The last phenomenon to revisit is Loot. We introduced and discussed the concept of Loot NFTs here, and since publication there has been more and more development in associated projects. As a refresher, Loot NFTs function as anchors for a community to form around, build experiences, and distribute those experiences to players. Consider it to be decentralized intellectual property. As a comparison, Crypto Punks — which are not decentralized — just signed an IP licensing deal with United Talent Agency, which implies potential for a whole series of media outcomes.
The real test is whether any of the disconnected narratives and markets connect to each other in a meaningful way. A couple recent launches suggest that it could be possible, from bespoke character adventures, to a full-fledged trading marketplace whose fees accrue into a communal balance sheet.
Some of the deepest community work that we see happening is with groups like NounsDAO and SharkDAO. There, capital is contributed onto a treasury, which then permissions community members to join and govern, which in turn funds the creation of products the community values, which in turn funds the treasury.
Key Takeaways
This stuff can seem murky, and loosely connected.

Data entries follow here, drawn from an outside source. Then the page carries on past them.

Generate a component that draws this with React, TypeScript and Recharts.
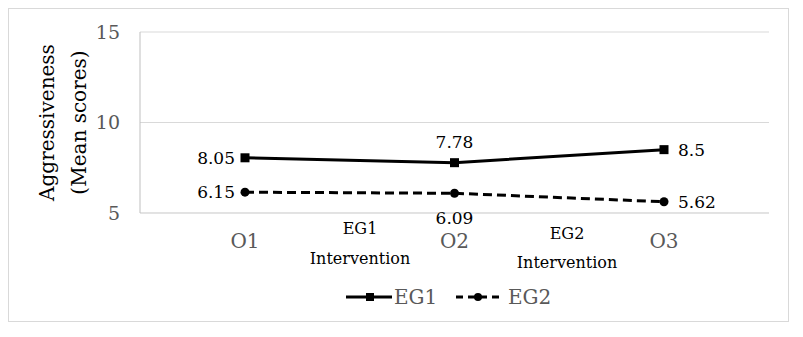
import React from "react";
import { LineChart, Line, XAxis, YAxis, CartesianGrid, Legend, LabelList, Customized } from "recharts";

const categories = ["O1", "O2", "O3"];
const eg1 = [8.05, 7.78, 8.5];
const eg2 = [6.15, 6.09, 5.62];
const yTicks = [5, 10, 15];
// where each value label sits around its point
const eg1LabelPos = ["left", "top", "right"];
const eg2LabelPos = ["left", "bottom", "right"];

const data = categories.map((c, i) => ({ name: c, EG1: eg1[i], EG2: eg2[i] }));

const FONT = "'DejaVu Serif', serif";
const TICK = "#595959";
const GRID = "#d9d9d9";

const SquareDot = (p: any) => (
  <rect x={p.cx - 4.5} y={p.cy - 4.5} width={9} height={9} fill="#000" />
);
const RoundDot = (p: any) => <circle cx={p.cx} cy={p.cy} r={4.5} fill="#000" />;

const valueLabel = (positions: string[]) => (p: any) => {
  const pos = positions[p.index];
  let x = p.x, y = p.y, anchor: any = "middle";
  if (pos === "left") { x -= 10; anchor = "end"; }
  if (pos === "right") { x += 14; anchor = "start"; }
  if (pos === "top") y -= 21;
  if (pos === "bottom") y += 25;
  return (
    <text x={x} y={y} textAnchor={anchor} dominantBaseline="central" fontFamily={FONT} fontSize={17} fill="#000">
      {p.value}
    </text>
  );
};

const YLabel = (p: any) => {
  const vb = p.viewBox;
  const cy = vb.y + vb.height / 2;
  return (
    <g fontFamily={FONT} fontSize={20} fill="#000">
      <text x={38} y={cy} transform={`rotate(-90 38 ${cy})`} textAnchor="middle" dominantBaseline="central">Aggressiveness</text>
      <text x={70} y={cy} transform={`rotate(-90 70 ${cy})`} textAnchor="middle" dominantBaseline="central">(Mean scores)</text>
    </g>
  );
};

const Notes = () => (
  <g fontFamily={FONT} fontSize={16} fill="#000" textAnchor="middle" dominantBaseline="central">
    <text x={351} y={219}>EG1</text>
    <text x={351} y={249}>Intervention</text>
    <text x={558} y={224}>EG2</text>
    <text x={558} y={253}>Intervention</text>
  </g>
);

const LegendContent = () => (
  <svg width={240} height={30} style={{ display: "block", marginLeft: 333 }}>
    <line x1={4} y1={15} x2={50} y2={15} stroke="#000" strokeWidth={3} />
    <rect x={24} y={11} width={8} height={8} fill="#000" />
    <text x={52} y={15} dominantBaseline="central" fontFamily={FONT} fontSize={20} fill={TICK}>EG1</text>
    <line x1={114} y1={15} x2={158} y2={15} stroke="#000" strokeWidth={3} strokeDasharray="7 5" />
    <circle cx={136} cy={15} r={4} fill="#000" />
    <text x={166} y={15} dominantBaseline="central" fontFamily={FONT} fontSize={20} fill={TICK}>EG2</text>
  </svg>
);

export default function App() {
  return (
    <div style={{ width: 779, height: 312, border: `1px solid ${GRID}`, background: "#fff" }}>
      <LineChart width={779} height={312} data={data} margin={{ top: 23, right: 19, bottom: 9, left: 0 }}>
        <CartesianGrid stroke={GRID} vertical={false} />
        <XAxis dataKey="name" padding={{ left: 105, right: 105 }} height={69} axisLine={{ stroke: GRID }} tickLine={false}
          tickMargin={15} tick={{ fill: TICK, fontSize: 20, fontFamily: FONT }} />
        <YAxis domain={[5, 15]} ticks={yTicks} width={131} axisLine={{ stroke: "#bfbfbf" }} tickLine={false} tickMargin={14}
          tick={{ fill: TICK, fontSize: 19, fontFamily: FONT }} label={<YLabel />} />
        <Legend verticalAlign="bottom" height={30} content={<LegendContent />} />
        <Line dataKey="EG1" stroke="#000" strokeWidth={3} dot={<SquareDot />} activeDot={false} isAnimationActive={false}>
          <LabelList dataKey="EG1" content={valueLabel(eg1LabelPos)} />
        </Line>
        <Line dataKey="EG2" stroke="#000" strokeWidth={3} strokeDasharray="9 5" dot={<RoundDot />} activeDot={false} isAnimationActive={false}>
          <LabelList dataKey="EG2" content={valueLabel(eg2LabelPos)} />
        </Line>
        <Customized component={Notes} />
      </LineChart>
    </div>
  );
}
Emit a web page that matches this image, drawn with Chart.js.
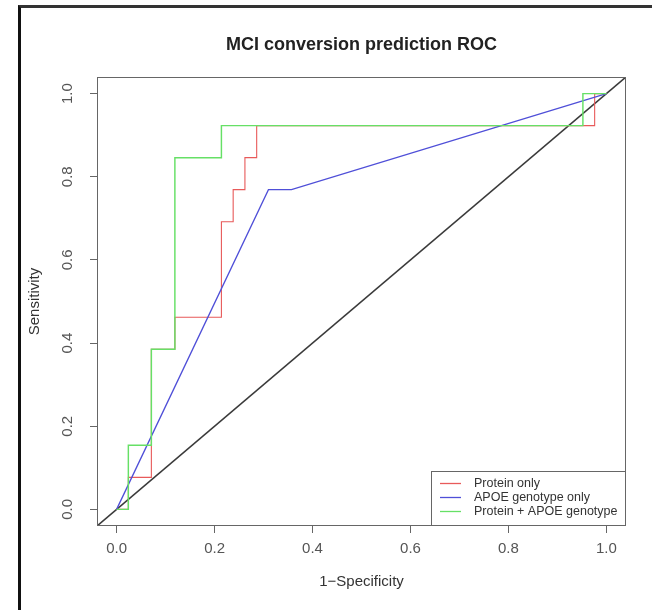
<!DOCTYPE html>
<html><head><meta charset="utf-8">
<script src="https://cdn.jsdelivr.net/npm/chart.js@4.4.1/dist/chart.umd.min.js"></script>
<style>
html,body{margin:0;padding:0;background:#fff;}
#wrap{position:relative;width:652px;height:610px;overflow:hidden;background:#fff;}
#frame{position:absolute;left:18px;top:5px;width:700px;height:700px;border-left:3px solid #111;border-top:3px solid #333;pointer-events:none;}
canvas{position:absolute;left:0;top:0;}
</style></head><body>
<div id="wrap"><canvas id="c" width="652" height="610"></canvas><div id="frame"></div></div>
<script>
// ---- text ----
const chartTitle = 'MCI conversion prediction ROC';
const xTitle = '1\u2212Specificity';
const yTitle = 'Sensitivity';
// ---- axes ----
const tickValues = [0, 0.2, 0.4, 0.6, 0.8, 1.0];
const tickLabels = ['0.0', '0.2', '0.4', '0.6', '0.8', '1.0'];
const axisMin = -0.04;
const axisMax = 1.04;
// ---- series ----
const seriesNames = ['Protein only', 'APOE genotype only', 'Protein + APOE genotype'];
const seriesColors = ['#e85a5a', '#4f4fd8', '#66e066'];
// Protein only (1 - specificity, sensitivity)
const proteinFpr = [0, 0.024, 0.024, 0.071, 0.071, 0.119, 0.119, 0.214, 0.214, 0.238, 0.238, 0.262, 0.262, 0.286, 0.286, 0.976, 0.976, 1.0];
const proteinTpr = [0, 0, 0.077, 0.077, 0.385, 0.385, 0.462, 0.462, 0.692, 0.692, 0.769, 0.769, 0.846, 0.846, 0.923, 0.923, 1.0, 1.0];
// APOE genotype only
const apoeFpr = [0, 0.310, 0.357, 1.0];
const apoeTpr = [0, 0.769, 0.769, 1.0];
// Protein + APOE genotype
const comboFpr = [0, 0.024, 0.024, 0.071, 0.071, 0.119, 0.119, 0.214, 0.214, 0.952, 0.952, 1.0];
const comboTpr = [0, 0, 0.154, 0.154, 0.385, 0.385, 0.846, 0.846, 0.923, 0.923, 1.0, 1.0];
// chance line (identity) spans the axis range
const chanceLine = [axisMin, axisMax];

const toPts = (xs, ys) => xs.map((v, i) => ({x: v, y: ys[i]}));
const FONT = '"Liberation Sans", Arial, Helvetica, sans-serif';

const decor = {
  id: 'decor',
  beforeDraw(chart) {
    const ctx = chart.ctx;
    ctx.save();
    ctx.fillStyle = '#fff';
    ctx.fillRect(0, 0, chart.width, chart.height);
    ctx.restore();
  },
  afterDraw(chart) {
    const {ctx, chartArea: a, scales: {y}} = chart;
    ctx.save();
    // plot box
    ctx.strokeStyle = '#666';
    ctx.lineWidth = 1;
    ctx.strokeRect(a.left + 0.5, a.top + 0.5, a.right - a.left - 1, a.bottom - a.top - 1);
    // title
    ctx.fillStyle = '#222';
    ctx.textAlign = 'center';
    ctx.textBaseline = 'middle';
    ctx.font = 'bold 18px ' + FONT;
    ctx.fillText(chartTitle, (a.left + a.right) / 2, 45);
    // x title
    ctx.fillStyle = '#333';
    ctx.font = '15px ' + FONT;
    ctx.fillText(xTitle, (a.left + a.right) / 2, 582);
    // y title
    ctx.save();
    ctx.translate(35, (a.top + a.bottom) / 2);
    ctx.rotate(-Math.PI / 2);
    ctx.fillText(yTitle, 0, 0);
    ctx.restore();
    // y tick labels (rotated, R style)
    ctx.fillStyle = '#555';
    tickValues.forEach((v, i) => {
      ctx.save();
      ctx.translate(68, y.getPixelForValue(v));
      ctx.rotate(-Math.PI / 2);
      ctx.fillText(tickLabels[i], 0, 0);
      ctx.restore();
    });
    // legend (bottom right, touching plot box)
    const lx = 431, ly = 471;
    ctx.strokeStyle = '#666';
    ctx.lineWidth = 1;
    ctx.strokeRect(lx + 0.5, ly + 0.5, a.right - lx - 1, a.bottom - ly - 1);
    ctx.font = '12.5px ' + FONT;
    ctx.textAlign = 'left';
    seriesNames.forEach((n, i) => {
      const yy = ly + 12.5 + i * 14;
      ctx.strokeStyle = seriesColors[i];
      ctx.lineWidth = 1.3;
      ctx.beginPath();
      ctx.moveTo(440, yy);
      ctx.lineTo(461, yy);
      ctx.stroke();
      ctx.fillStyle = '#333';
      ctx.fillText(n, 474, yy);
    });
    ctx.restore();
  }
};

new Chart(document.getElementById('c'), {
  type: 'scatter',
  data: {
    datasets: [
      {label: seriesNames[2], data: toPts(comboFpr, comboTpr), borderColor: seriesColors[2], borderWidth: 1.45, order: 0},
      {label: seriesNames[1], data: toPts(apoeFpr, apoeTpr), borderColor: seriesColors[1], borderWidth: 1.3, order: 1},
      {label: seriesNames[0], data: toPts(proteinFpr, proteinTpr), borderColor: seriesColors[0], borderWidth: 1.1, order: 2},
      {label: 'chance', data: toPts(chanceLine, chanceLine), borderColor: '#3a3a3a', borderWidth: 1.6, order: 3}
    ].map(d => Object.assign({showLine: true, pointRadius: 0, fill: false, tension: 0}, d))
  },
  options: {
    responsive: false,
    animation: false,
    events: [],
    layout: {padding: {left: 0, top: 77, right: 26, bottom: 0}},
    plugins: {legend: {display: false}, tooltip: {enabled: false}, title: {display: false}},
    scales: {
      x: {
        type: 'linear', min: axisMin, max: axisMax,
        afterBuildTicks: s => { s.ticks = tickValues.map(v => ({value: v})); },
        afterFit: s => { s.height = 84; },
        grid: {drawOnChartArea: false, drawTicks: true, tickLength: 7, color: '#666', lineWidth: 1},
        border: {display: false},
        ticks: {
          padding: 7, color: '#555', font: {size: 15, family: FONT},
          maxRotation: 0, autoSkip: false,
          callback: (v) => { const i = tickValues.findIndex(t => Math.abs(t - v) < 1e-9); return i >= 0 ? tickLabels[i] : ''; }
        }
      },
      y: {
        type: 'linear', min: axisMin, max: axisMax,
        afterBuildTicks: s => { s.ticks = tickValues.map(v => ({value: v})); },
        afterFit: s => { s.width = 97; },
        grid: {drawOnChartArea: false, drawTicks: true, tickLength: 7, color: '#666', lineWidth: 1},
        border: {display: false},
        ticks: {display: false}
      }
    }
  },
  plugins: [decor]
});
</script>
</body></html>
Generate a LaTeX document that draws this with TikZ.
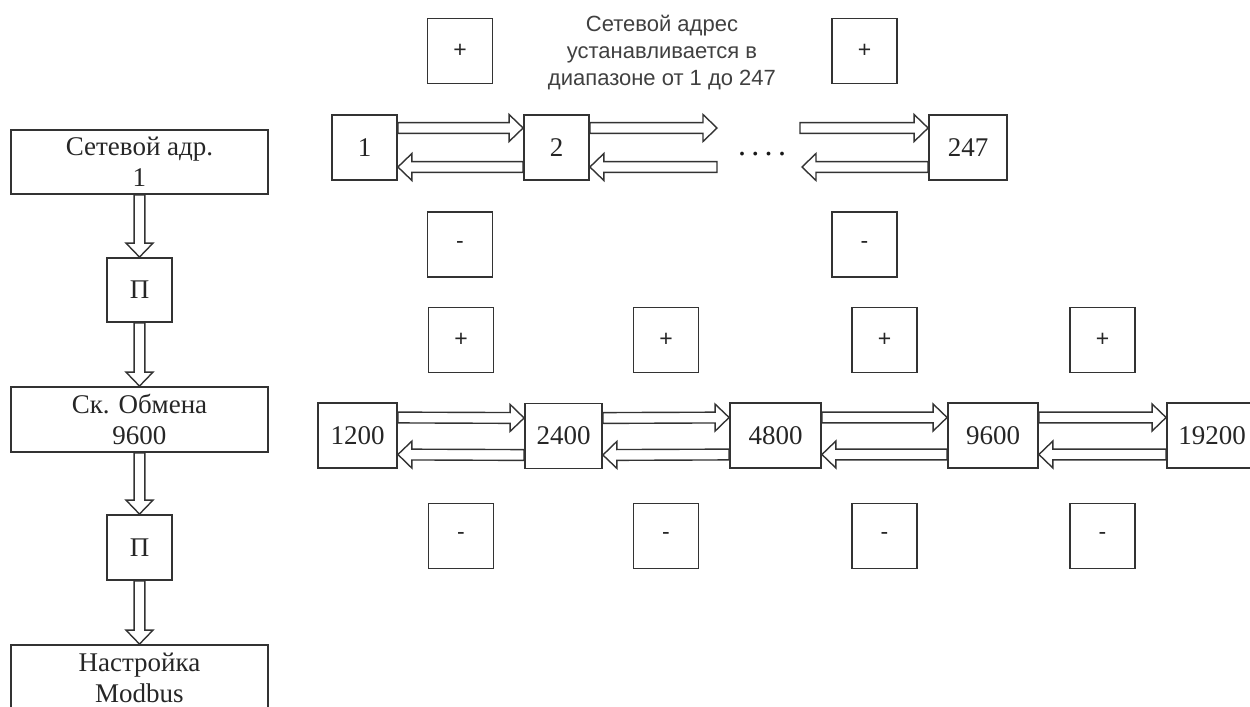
\documentclass[tikz,border=0pt]{standalone}
\usepackage{fontspec}
\setmainfont{Liberation Serif}
\setsansfont{Liberation Sans}
\usetikzlibrary{calc}

% hollow double-line arrow from #1 to #2
\newcommand{\hollowarrow}[2]{%
  \coordinate (hs) at (#1);
  \coordinate (ht) at (#2);
  \coordinate (hb) at ($(ht)!7pt!(hs)$);
  \draw[arrowline] ($(hs)!2.7pt!90:(ht)$) -- ($(hb)!2.7pt!-90:(hs)$) -- ($(hb)!6.75pt!-90:(hs)$) -- (ht)
    -- ($(hb)!6.75pt!90:(hs)$) -- ($(hb)!2.7pt!90:(hs)$) -- ($(hs)!2.7pt!-90:(ht)$) -- cycle;
}

\begin{document}
\begin{tikzpicture}[x=0.5pt,y=-0.5pt,
    box/.style={draw=black!80, line width=0.9pt, minimum height=32.5pt, minimum width=32.5pt,
      inner sep=0pt, align=center, text=black!85, font=\fontsize{13.5}{15.5}\selectfont},
    sign/.style={box, font=\sffamily\fontsize{11.5}{12}\selectfont},
    arrowline/.style={draw=black!80, line width=0.7pt, fill=white}]
    \useasboundingbox (0,0) rectangle (1250,707);

    % left column
    \node[box, minimum width=128.5pt, minimum height=32pt] (adr) at (139.5,162) {Сетевой адр.\\1};
    \node[box, minimum height=32pt] (p1) at (139.5,290) {П};
    \node[box, minimum width=128.5pt] (skor) at (139.5,419.5) {Ск. Обмена\\9600};
    \node[box] (p2) at (139.5,547.5) {П};
    \node[box, minimum width=128.5pt] (mb) at (139.5,677.5) {Настройка\\Modbus};
    \hollowarrow{adr.south}{p1.north}
    \hollowarrow{p1.south}{skor.north}
    \hollowarrow{skor.south}{p2.north}
    \hollowarrow{p2.south}{mb.north}

    % network address
    \node[align=center, text=black!75, font=\sffamily\fontsize{11}{13.5}\selectfont] (note) at (662,53)
        {Сетевой адрес\\устанавливается в\\диапазоне от 1 до 247};
    \node[box] (a1) at (364.5,147.5) {1};
    \node[box] (a2) at (556.5,147.5) {2};
    \node[box, minimum width=39pt] (a247) at (968,147.5) {247};
    \node[text=black!90, font=\fontsize{16}{16}\selectfont] (dots) at (762,154) {.\,.\,.\,.};
    \coordinate (r1) at (717,128);
    \coordinate (r2) at (717,167);
    \coordinate (l1) at (800,128);
    \coordinate (l2) at (802,167);
    \hollowarrow{[yshift=9.75pt]a1.east}{[yshift=9.75pt]a2.west}
    \hollowarrow{[yshift=-9.75pt]a2.west}{[yshift=-9.75pt]a1.east}
    \hollowarrow{[yshift=9.75pt]a2.east}{r1}
    \hollowarrow{r2}{[yshift=-9.75pt]a2.east}
    \hollowarrow{l1}{[yshift=9.75pt]a247.west}
    \hollowarrow{[yshift=-9.75pt]a247.west}{l2}
    \node[sign] (ap1) at (460,51) {+};
    \node[sign] (ap2) at (864.5,51) {+};
    \node[sign] (am1) at (460,244.5) {-};
    \node[sign] (am2) at (864.5,244.5) {-};

    % baud rate
    \node[box, minimum width=39.5pt] (s1200) at (357.5,435.5) {1200};
    \node[box, minimum width=38.5pt] (s2400) at (563.5,436) {2400};
    \node[box, minimum width=45.5pt] (s4800) at (775.5,435.5) {4800};
    \node[box, minimum width=45pt] (s9600) at (993,435.5) {9600};
    \node[box, minimum width=45pt] (s19200) at (1212,435.5) {19200};
    \foreach \a/\b in {s1200/s2400, s2400/s4800, s4800/s9600, s9600/s19200} {
        \hollowarrow{[yshift=9pt]\a.east}{[yshift=9pt]\b.west}
        \hollowarrow{[yshift=-9.5pt]\b.west}{[yshift=-9.5pt]\a.east}
    }
    \foreach \x [count=\i] in {461,666,884.5,1102.5} {
        \node[sign] (sp\i) at (\x,340) {+};
        \node[sign] (sm\i) at (\x,536) {-};
    }
\end{tikzpicture}
\end{document}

The core realization is that the shape of intellectual work and the distribution of its fruits is shifting dramatically. We are used to and understand the grind of corporate PowerPoint-making and spreadsheet analysis. We get the private equity types flipping cashflow-positive businesses. We also have learned how the Facebooks and Amazons think about finance, and their propensities for staying out of product manufacturing.
But we are not yet ready for user-generated finance and social communities with economies at their core, spitting out open source software products that burn hot with financial value. The next frontier markets and the instruments they exchange are being built on Web3 by culture warriors, leveraging the mana of their own belief. When you see this type of novelty, choose it and support it.